Liczba uchodźców i uciekinierów rośnie też w krajach afrykańskich, takich jak Mali, Demokratyczna Republika Kongo i Sudan.
Dramatyczna jest zwłaszcza liczba nowych uchodźców, podkreśla António Guterres. Tylko w 2012 roku było to 7,6 mln osób. Biorąc pod uwagę wojnę domową w Syrii, także rok 2013 nie zapowiada się lepiej.
Połowa z uchodźców to dzieci
Większość, bo 81 procent uchodźców żyje w krajach rozwijających się. Światowy Program Żywnościowy (WFP) tłumaczy tę rosnącą liczbę mnogością katastrof żywiołowych w regionach tych krajów. I tak do szukania miejsca do życia wyganiają Afrykańczyków z domów z jednej strony susze, z drugiej powodzie.
Jednocześnie jeszcze nigdy tak wysoka jak w 2012 roku nie była liczba tzw. wewnętrznych uchodźców, czyli takich, którzy nie opuszczają granic swojego kraju. Ich liczba rośnie przede wszystkim w Syrii i Kongo.
Blisko połowę, bo 46 procent wszystkich uchodźców na świecie stanowią dzieci i młodzież poniżej 18 roku życia. W dalece niezadowalający sposób funkcjonuje dotąd łącznie rodzin, uważa niemiecka organizacja pomocy dzieciom, Deutsches Kinderhilfswerk. Zdaniem organizacji dzieci powinny mieć możliwość życia na uchodźctwie nie tylko z rodzicami, ale jeżeli nie jest to możliwe, także z rodzeństwem lub znajomymi.
WESA nie wystarczy
Niemcy są po Pakistanie i Iranie jednym z dziesięciu najważniejszych dla uchodźców państw. W 2012 roku RFN przyjęła blisko 590 tys. uchodźców. Jest to 3 procent więcej niż w 2011 roku i znacznie więce, niż w innych państwach Zachodu. We Francji żyło w 2012 roku około 218 tys. uchodźców, w Wielkiej Brytanii 150 tys., w USA 262 tys.

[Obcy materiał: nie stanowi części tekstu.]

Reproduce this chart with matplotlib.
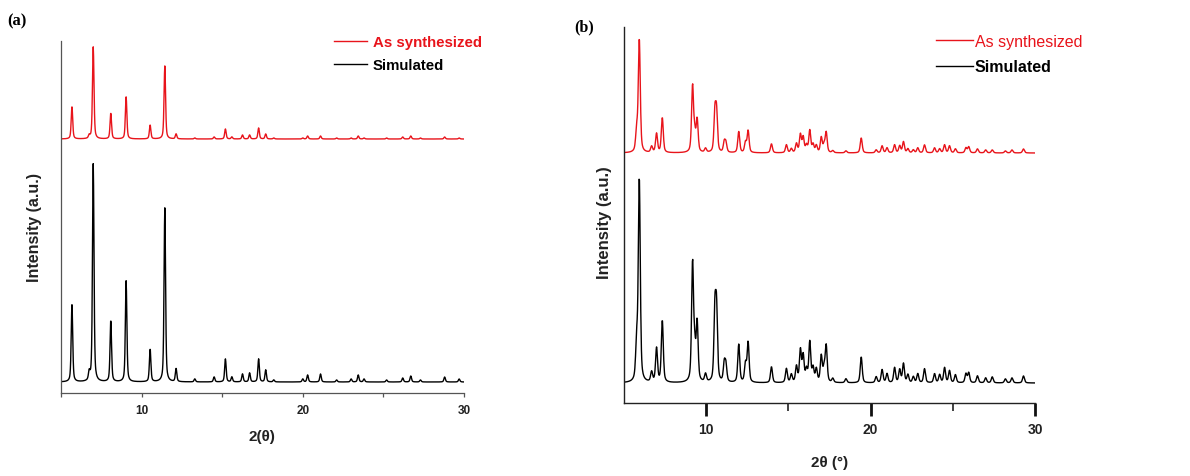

Zdaniem komisji Bundestagu ds. praw człowieka i pomocy humanitarnej uchodźcy powinni mieć prawo wyboru, w jakim kraju chcą żyć. Komisja krytykuje rząd federalny, że w niedostateczny sposób opowiedział się za solidarnym systemem azylowym w Europie. Zatwierdzony w ubiegłym tygodniu przez Parlament Europejski wspólny europejski system azylowy nie wystarczy, uważa komisja. Jej przewodniczący Tom Koenigs przypomina, że większość ubiegających się o azyl robi to ciągle w zewnętrznych państwa UE, zwłaszcza we Włoszech, Grecji i Hiszpanii, które są przeciążone sytuacją. – Rozłożenie liczby uchodźców na poszczególne kraje UE nie jest sprawiedliwe. Przy okazji pierwszego poważnego kryzysu, system załamie się – uważa Koenigs.
Największy kryzys humanitarny ostatnich lat
Według międzynarodowej organizacji humanitarnej Care obecna fala uchodźców z Syrii jest dziś największą humanitarną katastrofą. – Jeżeli w dalszym ciągu z Syrii będzie uciekało tyle ludzi, ile w ostatnich tygodniach, za dwa miesiące przekroczymy liczbę dwóch milionów – ostrzega Karl-Otto Zentel, sekretarz generalny Care Niemcy-Luksemburg.